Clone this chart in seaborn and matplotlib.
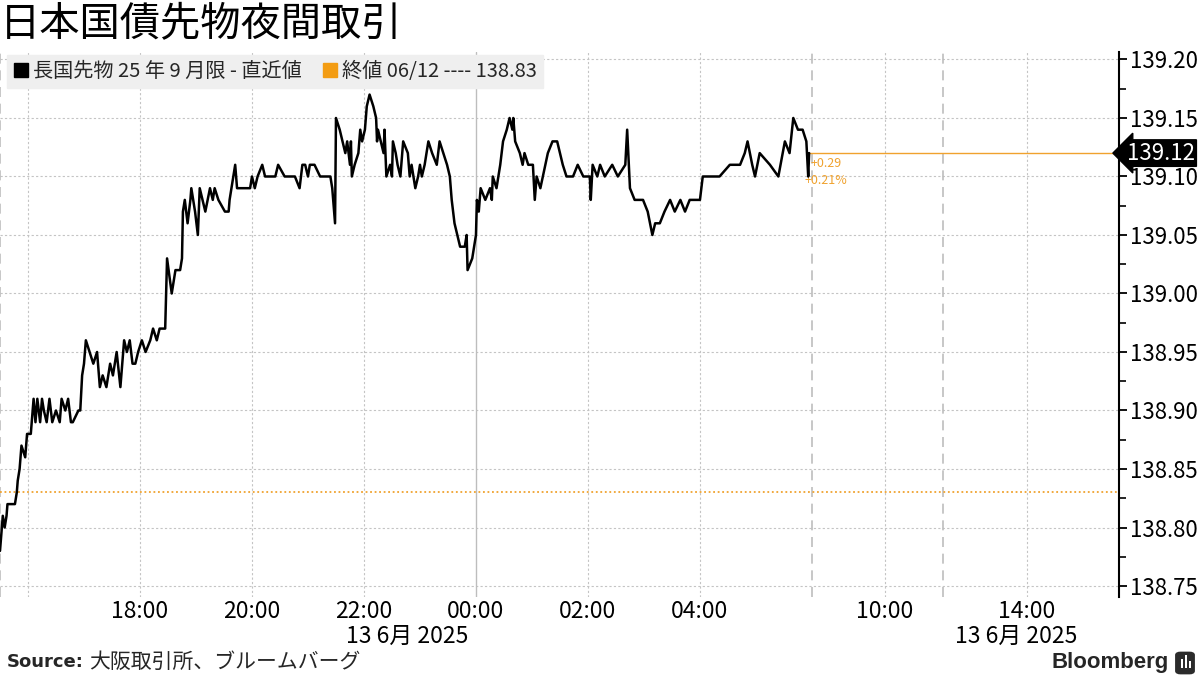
import matplotlib
matplotlib.use("Agg")
import matplotlib.pyplot as plt
import matplotlib.transforms as mtransforms
from matplotlib.lines import Line2D
from matplotlib.patches import FancyBboxPatch, Rectangle
from matplotlib.ticker import MultipleLocator, FixedLocator
import seaborn as sns
import pandas as pd

# ---------------- data ----------------
# minutes elapsed since 15:30 (12 Jun) of the night session
minutes = [0, 3, 5, 7, 8, 16, 18, 19, 21, 23, 27, 29, 33, 35, 36, 38, 40, 43, 45, 47,
           50, 53, 56, 60, 64, 66, 70, 73, 76, 78, 84, 86, 88, 90, 92, 96, 100, 104, 107, 110,
           114, 118, 121, 125, 129, 133, 136, 139, 142, 145, 148, 152, 156, 161, 164, 168, 171, 177, 178, 179,
           184, 188, 193, 195, 196, 198, 201, 204, 205, 209, 212, 214, 220, 225, 228, 230, 234, 241, 245, 246,
           252, 254, 268, 270, 273, 276, 281, 284, 295, 298, 305, 316, 321, 324, 327, 330, 332, 337, 343, 354,
           356, 359, 360, 364, 367, 370, 372, 375, 376, 377, 380, 384, 386, 388, 391, 393, 396, 400, 403, 404,
           405, 411, 412, 414, 418, 420, 421, 424, 426, 429, 432, 437, 439, 441, 445, 448, 450, 452, 455, 459,
           463, 468, 471, 475, 479, 482, 484, 487, 490, 493, 498, 500, 501, 506, 510, 511, 513, 515, 520, 525,
           527, 528, 532, 536, 539, 543, 546, 549, 550, 552, 557, 560, 562, 566, 571, 573, 575, 579, 587, 592,
           597, 600, 603, 607, 614, 619, 625, 632, 633, 635, 640, 643, 648, 656, 662, 670, 672, 675, 680, 686,
           689, 694, 699, 702, 707, 712, 718, 723, 729, 734, 739, 750, 753, 761, 771, 782, 793, 798, 801, 806,
           809, 814, 825, 834, 841, 846, 850, 855, 860, 864, 866, 867]
prices = [138.78, 138.81, 138.80, 138.81, 138.82, 138.82, 138.83, 138.84, 138.85, 138.87, 138.86, 138.88, 138.88, 138.90, 138.91, 138.89, 138.91, 138.89, 138.91, 138.90,
          138.89, 138.91, 138.89, 138.90, 138.89, 138.91, 138.90, 138.91, 138.89, 138.89, 138.90, 138.90, 138.93, 138.94, 138.96, 138.95, 138.94, 138.95, 138.92, 138.93,
          138.92, 138.94, 138.93, 138.95, 138.92, 138.96, 138.95, 138.96, 138.94, 138.94, 138.95, 138.96, 138.95, 138.96, 138.97, 138.96, 138.97, 138.97, 139.00, 139.03,
          139.00, 139.02, 139.02, 139.03, 139.07, 139.08, 139.06, 139.08, 139.09, 139.07, 139.05, 139.09, 139.07, 139.09, 139.08, 139.09, 139.08, 139.07, 139.07, 139.08,
          139.11, 139.09, 139.09, 139.10, 139.09, 139.10, 139.11, 139.10, 139.10, 139.11, 139.10, 139.10, 139.09, 139.11, 139.11, 139.10, 139.11, 139.11, 139.10, 139.10,
          139.09, 139.06, 139.15, 139.14, 139.13, 139.12, 139.13, 139.11, 139.13, 139.10, 139.11, 139.12, 139.14, 139.13, 139.14, 139.16, 139.17, 139.16, 139.15, 139.13,
          139.14, 139.12, 139.14, 139.10, 139.11, 139.10, 139.13, 139.12, 139.11, 139.10, 139.13, 139.12, 139.10, 139.11, 139.09, 139.10, 139.11, 139.10, 139.11, 139.13,
          139.12, 139.11, 139.13, 139.12, 139.11, 139.10, 139.08, 139.06, 139.05, 139.04, 139.04, 139.05, 139.02, 139.03, 139.05, 139.08, 139.07, 139.09, 139.08, 139.09,
          139.08, 139.10, 139.09, 139.11, 139.13, 139.14, 139.15, 139.14, 139.15, 139.13, 139.12, 139.11, 139.12, 139.11, 139.11, 139.08, 139.10, 139.09, 139.12, 139.13,
          139.13, 139.12, 139.11, 139.10, 139.10, 139.11, 139.10, 139.10, 139.08, 139.11, 139.10, 139.11, 139.10, 139.11, 139.10, 139.11, 139.14, 139.09, 139.08, 139.08,
          139.08, 139.07, 139.05, 139.06, 139.06, 139.07, 139.08, 139.07, 139.08, 139.07, 139.08, 139.08, 139.10, 139.10, 139.10, 139.11, 139.11, 139.12, 139.13, 139.11,
          139.10, 139.12, 139.11, 139.10, 139.13, 139.12, 139.15, 139.14, 139.14, 139.13, 139.10, 139.12]
assert len(minutes) == len(prices)

prev_close = 138.83
last_price = 139.12
change_abs = "+0.29"
change_pct = "+0.21%"

title = "日本国債先物夜間取引"
series_label = "長国先物 25 年 9 月限 - 直近値"
close_label = "終値 06/12 ---- 138.83"
source_label = "大阪取引所、ブルームバーグ"
date_label = "13 6月 2025"

y_ticks = [138.75, 138.80, 138.85, 138.90, 138.95, 139.00, 139.05, 139.10, 139.15, 139.20]
x_tick_pos = [150, 270, 390, 510, 630, 750, 948, 1100]
x_tick_labels = ["18:00", "20:00", "22:00", "00:00", "02:00", "04:00", "10:00", "14:00"]
dotted_grid_x = [30, 150, 270, 390, 630, 750, 948, 1100]
solid_grid_x = [510]
dashed_grid_x = [0, 870, 1010]
date_label_x = [436, 1089]

ORANGE = "#f0a22e"

# ---------------- style ----------------
sns.set_theme(style="white")
plt.rcParams["font.family"] = ["Noto Sans CJK JP", "DejaVu Sans"]

fig = plt.figure(figsize=(12, 6.75), dpi=100)
ax = fig.add_axes([0.0, 1 - 597 / 675, 1119 / 1200, 545 / 675])

df = pd.DataFrame({"minute": minutes, "price": prices})
sns.lineplot(data=df, x="minute", y="price", color="black", linewidth=1.8,
             estimator=None, sort=False, ax=ax, zorder=5)

ax.set_xlim(0, 1199)
ax.set_ylim(138.7406, 139.2064)
ax.set_xlabel("")
ax.set_ylabel("")

# grid
for v in y_ticks:
    ax.axhline(v, color="#c4c4c4", linestyle=(0, (2, 2)), linewidth=0.8, zorder=1)
for v in dotted_grid_x:
    ax.axvline(v, color="#c4c4c4", linestyle=(0, (2, 2)), linewidth=0.8, zorder=1)
for v in solid_grid_x:
    ax.axvline(v, color="#bdbdbd", linestyle="-", linewidth=1.0, zorder=1)
for v in dashed_grid_x:
    ax.axvline(v, color="#bdbdbd", linestyle=(0, (6, 4)), linewidth=1.2, zorder=1)

# previous close dotted and last value line
ax.axhline(prev_close, color=ORANGE, linestyle=(0, (1, 1.5)), linewidth=1.3, zorder=3)
ax.hlines(last_price, minutes[-1], 1199, color=ORANGE, linewidth=1.0, zorder=3)
ax.annotate(change_abs, xy=(minutes[-1], last_price), xytext=(1, -3), textcoords="offset points",
            color=ORANGE, fontsize=9, va="top", ha="left", zorder=4)
ax.annotate(change_pct, xy=(minutes[-1], last_price), xytext=(-3, -15), textcoords="offset points",
            color=ORANGE, fontsize=9, va="top", ha="left", zorder=4)

# axes spines / ticks
for s in ["top", "left", "bottom"]:
    ax.spines[s].set_visible(False)
ax.spines["right"].set_visible(True)
ax.spines["right"].set_color("black")
ax.spines["right"].set_linewidth(1.5)

ax.yaxis.tick_right()
ax.yaxis.set_major_locator(FixedLocator(y_ticks))
ax.yaxis.set_minor_locator(MultipleLocator(0.025))
ax.set_yticklabels([f"{v:.2f}" for v in y_ticks])
ax.tick_params(axis="y", which="major", direction="out", length=6, width=1.3,
               color="black", labelsize=16, pad=2, labelcolor="black")
ax.tick_params(axis="y", which="minor", direction="out", length=5, width=1.2, color="black", right=True)

ax.set_xticks(x_tick_pos)
ax.set_xticklabels(x_tick_labels)
ax.tick_params(axis="x", which="major", length=0, labelsize=16.5, pad=2, labelcolor="black")

trans = mtransforms.blended_transform_factory(ax.transData, ax.transAxes)
for xd in date_label_x:
    ax.text(xd, -0.072, date_label, transform=trans, ha="center", va="center",
            fontsize=16.5, color="black")

# last price tag
ax.annotate(f"{last_price:.2f}", xy=(1.0, last_price), xycoords=("axes fraction", "data"),
            xytext=(5.5, 0), textcoords="offset points", ha="left", va="center",
            fontsize=16, color="white", annotation_clip=False,
            bbox=dict(boxstyle="larrow,pad=0.08", fc="black", ec="black"), zorder=10)

# legend
handles = [Line2D([], [], marker="s", color="black", linestyle="none", markersize=10),
           Line2D([], [], marker="s", color="#f39c12", linestyle="none", markersize=10)]
leg = ax.legend(handles, [series_label, close_label], loc="upper left",
                bbox_to_anchor=(0.006, 0.995), ncol=2, frameon=True, fancybox=False,
                facecolor="#efefef", edgecolor="#efefef", framealpha=1, fontsize=14.5,
                handlelength=0.8, handletextpad=0.2, columnspacing=1.0, borderpad=0.3,
                borderaxespad=0.0)
leg.set_zorder(20)

# title / footer
fig.text(0.0, 0.963, title, fontsize=29, va="center", ha="left", color="black")
fig.text(0.006, 0.019, "Source:", fontsize=13, fontweight="bold", va="center", ha="left",
         family=["DejaVu Sans"])
fig.text(0.074, 0.019, source_label, fontsize=15, va="center", ha="left")
fig.text(0.974, 0.019, "Bloomberg", fontsize=16, fontweight="bold", va="center", ha="right",
         family=["Liberation Sans", "DejaVu Sans"])
fig.patches.append(FancyBboxPatch((1177 / 1200, 1 - 673 / 675), 16 / 1200, 20 / 675,
                                  boxstyle="round,pad=0.001,rounding_size=0.004",
                                  transform=fig.transFigure, fc="#2b2b2b", ec="#2b2b2b"))
for bx, bh in [(1181, 9), (1185, 13), (1189, 7)]:
    fig.patches.append(Rectangle((bx / 1200, 1 - 668 / 675), 2.2 / 1200, bh / 675,
                                 transform=fig.transFigure, fc="white", ec="none"))

fig.savefig("out.png", dpi=100)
----
REQUIREMENTS: Repeat, word for word and with no pictures, only the lines running from the beginning of the data to the line that contains "import pandas as pd".

FULL OUTPUT:
Clone this chart in seaborn and matplotlib.
import matplotlib
matplotlib.use("Agg")
import matplotlib.pyplot as plt
import matplotlib.transforms as mtransforms
from matplotlib.lines import Line2D
from matplotlib.patches import FancyBboxPatch, Rectangle
from matplotlib.ticker import MultipleLocator, FixedLocator
import seaborn as sns
import pandas as pd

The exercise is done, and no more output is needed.